Divestiture of the citizenship of a natural born citizen was held to be cruel and unusual punishment in Trop v. Dulles.55 The Court viewed divestiture as a penalty more cruel and “more primitive than torture,” because it entailed statelessness or “the total destruction of the individual’s status in organized society.” “The question is whether [a] penalty subjects the individual to a fate forbidden by the principle of civilized treatment guaranteed by the Eighth Amendment.” A punishment must be examined “in light of the basic prohibition against inhuman treatment,” and the Amendment was intended to preserve the “basic concept . . . [of] the dignity of man” by assuring that the power to impose punishment is “exercised within the limits of civilized standards.”56


50 See Wilkerson v. Utah, 99 U.S. 130, 135–36 (1879).

51 Id. at 137–38.

52 See In re Kemmler, 136 U.S. 436, 447 (1890) (“Punishments are cruel when they involve torture or a lingering death; but the punishment of death is not cruel, within the meaning of that word as used in the Constitution. It implies there something inhuman and barbarous, something more than the mere extinguishment of life.”); see also Louisiana ex. rel. Francis v. Resweber, 329 U.S. 459 (1947).

53 See Gregg v. Georgia, 428 U.S. 153, 173 (1976) (joint opinion).
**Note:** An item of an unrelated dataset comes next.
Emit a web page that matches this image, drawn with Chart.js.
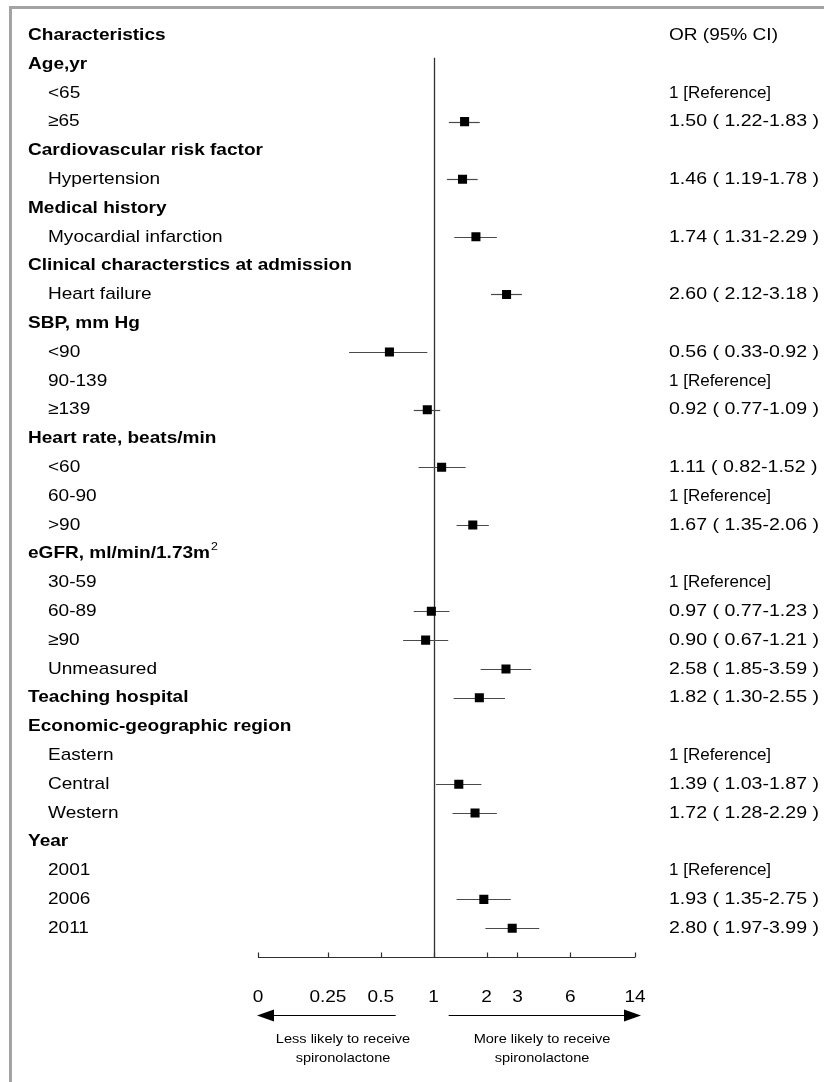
<!DOCTYPE html>
<html>
<head>
<meta charset="utf-8">
<title>Odds of receiving spironolactone</title>
<script src="https://cdn.jsdelivr.net/npm/chart.js@4/dist/chart.umd.min.js"></script>
<style>
  html, body { margin: 0; padding: 0; background: #ffffff; }
  #wrap { position: relative; width: 824px; height: 1082px; }
  canvas { display: block; }
</style>
</head>
<body>
<div id="wrap"><canvas id="forest" width="824" height="1082"></canvas></div>
<script>
// Row labels below the "Characteristics" column header
const rowLabels = [
  'Age,yr', '<65', '≥65',
  'Cardiovascular risk factor', 'Hypertension',
  'Medical history', 'Myocardial infarction',
  'Clinical characterstics at admission', 'Heart failure',
  'SBP, mm Hg', '<90', '90-139', '≥139',
  'Heart rate, beats/min', '<60', '60-90', '>90',
  'eGFR, ml/min/1.73m', '30-59', '60-89', '≥90', 'Unmeasured',
  'Teaching hospital',
  'Economic-geographic region', 'Eastern', 'Central', 'Western',
  'Year', '2001', '2006', '2011'
];
// Rows printed in bold as group headings
const headerRows = [0, 3, 5, 7, 9, 13, 17, 22, 23, 27];

// Odds ratios and 95% confidence limits (null = no estimate on that row)
const oddsRatio = [null, 1, 1.50, null, 1.46, null, 1.74, null, 2.60, null, 0.56, 1, 0.92,
  null, 1.11, 1, 1.67, null, 1, 0.97, 0.90, 2.58, 1.82, null, 1, 1.39, 1.72, null, 1, 1.93, 2.80];
const ciLow = [null, null, 1.22, null, 1.19, null, 1.31, null, 2.12, null, 0.33, null, 0.77,
  null, 0.82, null, 1.35, null, null, 0.77, 0.67, 1.85, 1.30, null, null, 1.03, 1.28, null, null, 1.35, 1.97];
const ciHigh = [null, null, 1.83, null, 1.78, null, 2.29, null, 3.18, null, 0.92, null, 1.09,
  null, 1.52, null, 2.06, null, null, 1.23, 1.21, 3.59, 2.55, null, null, 1.87, 2.29, null, null, 2.75, 3.99];

// Odds-ratio axis ticks (the leftmost tick sits at 0.1 and is printed as "0")
const tickValues = [0.1, 0.25, 0.5, 1, 2, 3, 6, 14];
const tickLabels = ['0', '0.25', '0.5', '1', '2', '3', '6', '14'];

const columnTitle = 'Characteristics';
const estimateTitle = 'OR (95% CI)';
const lessLikely = ['Less likely to receive', 'spironolactone'];
const moreLikely = ['More likely to receive', 'spironolactone'];

const FONT = '"Liberation Sans", Arial, Helvetica, sans-serif';
const STRETCH = 1.12;

function txt(ctx, s, x, y, size, bold, align, stretch) {
  const sx = stretch || STRETCH;
  ctx.save();
  ctx.font = (bold ? 'bold ' : '') + size + 'px ' + FONT;
  ctx.textBaseline = 'middle';
  ctx.fillStyle = '#000000';
  const w = ctx.measureText(s).width * sx;
  let x0 = x;
  if (align === 'center') x0 = x - w / 2;
  else if (align === 'right') x0 = x - w;
  ctx.translate(x0, y);
  ctx.scale(sx, 1);
  ctx.textAlign = 'left';
  ctx.fillText(s, 0, 0);
  ctx.restore();
  return w;
}

function isReference(i) {
  return oddsRatio[i] !== null && ciLow[i] === null;
}

function estimateText(i) {
  if (oddsRatio[i] === null) return '';
  if (isReference(i)) return oddsRatio[i] + ' [Reference]';
  return oddsRatio[i].toFixed(2) + ' ( ' + ciLow[i].toFixed(2) + '-' + ciHigh[i].toFixed(2) + ' )';
}

// Point data: one square per row with a confidence interval
const points = [];
oddsRatio.forEach((v, i) => {
  if (v !== null && ciLow[i] !== null) points.push({ x: v, y: i + 1 });
});

const forestPlugin = {
  id: 'forestDecor',
  beforeDatasetsDraw(chart) {
    const ctx = chart.ctx;
    const xs = chart.scales.x, ys = chart.scales.y;
    // reference line at OR = 1
    ctx.save();
    ctx.strokeStyle = '#303030';
    ctx.lineWidth = 1.3;
    const x1 = Math.round(xs.getPixelForValue(1)) + 0.5;
    ctx.beginPath();
    ctx.moveTo(x1, ys.getPixelForValue(0.78));
    ctx.lineTo(x1, ys.getPixelForValue(32));
    ctx.stroke();
    // confidence intervals
    ctx.strokeStyle = '#4a4a4a';
    ctx.lineWidth = 1.2;
    oddsRatio.forEach((v, i) => {
      if (v === null || ciLow[i] === null) return;
      const y = Math.round(ys.getPixelForValue(i + 1)) + 0.5;
      ctx.beginPath();
      ctx.moveTo(xs.getPixelForValue(ciLow[i]), y);
      ctx.lineTo(xs.getPixelForValue(ciHigh[i]), y);
      ctx.stroke();
    });
    ctx.restore();
  },
  afterDraw(chart) {
    const ctx = chart.ctx;
    const xs = chart.scales.x, ys = chart.scales.y;
    const W = chart.width, H = chart.height;

    // panel frame (top and left edges)
    ctx.save();
    ctx.fillStyle = '#a3a3a3';
    ctx.fillRect(10, 6, W - 10, 3);
    ctx.fillRect(9, 6, 3, H - 6);
    ctx.restore();

    // column headings
    const y0 = ys.getPixelForValue(0);
    txt(ctx, columnTitle, 28, y0, 17, true, 'left');
    txt(ctx, estimateTitle, 669, y0, 17, false, 'left');

    // row labels and estimates
    rowLabels.forEach((label, i) => {
      const y = ys.getPixelForValue(i + 1);
      const isHead = headerRows.includes(i);
      const w = txt(ctx, label, isHead ? 28 : 48, y, 17, isHead, 'left');
      if (label === 'eGFR, ml/min/1.73m') txt(ctx, '2', 28 + w + 1, y - 7, 11, false, 'left');
      const e = estimateText(i);
      if (e) txt(ctx, e, 669, y, 17, false, 'left', isReference(i) ? 1.0 : 1.15);
    });

    // odds-ratio axis
    const axisY = Math.round(ys.getPixelForValue(32)) + 0.5;
    const left = xs.getPixelForValue(tickValues[0]);
    const right = xs.getPixelForValue(tickValues[tickValues.length - 1]);
    ctx.save();
    ctx.strokeStyle = '#303030';
    ctx.lineWidth = 1.2;
    ctx.beginPath();
    ctx.moveTo(left, axisY);
    ctx.lineTo(right, axisY);
    tickValues.forEach(v => {
      const x = Math.round(xs.getPixelForValue(v)) + 0.5;
      ctx.moveTo(x, axisY);
      ctx.lineTo(x, axisY - 5);
    });
    ctx.stroke();
    ctx.restore();
    tickValues.forEach((v, k) => txt(ctx, tickLabels[k], xs.getPixelForValue(v), axisY + 40, 17, false, 'center'));

    // direction arrows
    const arrowY = axisY + 58;
    const x0 = xs.getPixelForValue(1);
    function arrow(from, to) {
      const dir = Math.sign(to - from);
      ctx.save();
      ctx.strokeStyle = '#000';
      ctx.fillStyle = '#000';
      ctx.lineWidth = 1.2;
      ctx.beginPath();
      ctx.moveTo(from, arrowY);
      ctx.lineTo(to - dir * 12, arrowY);
      ctx.stroke();
      ctx.beginPath();
      ctx.moveTo(to, arrowY);
      ctx.lineTo(to - dir * 17, arrowY - 6);
      ctx.lineTo(to - dir * 17, arrowY + 6);
      ctx.closePath();
      ctx.fill();
      ctx.restore();
    }
    arrow(x0 - 38, left - 1);
    arrow(x0 + 15, right + 6);

    txt(ctx, lessLikely[0], 343, arrowY + 24, 13, false, 'center');
    txt(ctx, lessLikely[1], 343, arrowY + 43, 13, false, 'center');
    txt(ctx, moreLikely[0], 542, arrowY + 24, 13, false, 'center');
    txt(ctx, moreLikely[1], 542, arrowY + 43, 13, false, 'center');
  }
};

new Chart(document.getElementById('forest'), {
  type: 'scatter',
  data: {
    datasets: [{
      data: points,
      pointStyle: 'rect',
      pointRadius: 6.4,
      pointHoverRadius: 6.4,
      backgroundColor: '#000000',
      borderColor: '#000000',
      borderWidth: 0
    }]
  },
  options: {
    responsive: false,
    animation: false,
    events: [],
    layout: { padding: { left: 258, right: 189, top: 6, bottom: 125 } },
    plugins: { legend: { display: false }, tooltip: { enabled: false } },
    scales: {
      x: { type: 'logarithmic', min: 0.1, max: 14, display: false },
      y: { type: 'linear', min: -1, max: 32, reverse: true, display: false }
    }
  },
  plugins: [forestPlugin]
});
</script>
</body>
</html>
54 See Baze v. Rees, 553 U.S. 35, 50 (2008) (plurality opinion) (upholding Kentucky’s use of a three-drug cocktail consisting of an anesthetic (sodium thiopental), a muscle relaxant, and an agent that induced cardiac arrest); see also Glossip v. Gross, 576 U.S. ___, No. 14–7955, slip op. (2015) (upholding Oklahoma’s use of a three-drug cocktail that utilized a sedative called midazolam in lieu of sodium thiopental).

55 356 U.S. 86 (1958). Again the Court was divided. Four Justices joined the plurality opinion while Justice Brennan concurred on the ground that the requisite relation between the severity of the penalty and legitimate purpose under the war power was not apparent. Id. at 114. Four Justices dissented, denying that denationalization was a punishment and arguing that instead it was merely a means by which Congress regulated discipline in the armed forces. Id. at 121, 124–27.

56 356 U.S. at 99–100. The action of prison guards in handcuffing a prisoner to a hitching post for long periods of time violated basic human dignity and constituted “gratuitous infliction of ‘wanton and unnecessary pain’” prohibited by the clause. Hope v. Pelzer, 536 U.S. 730, 738 (2002).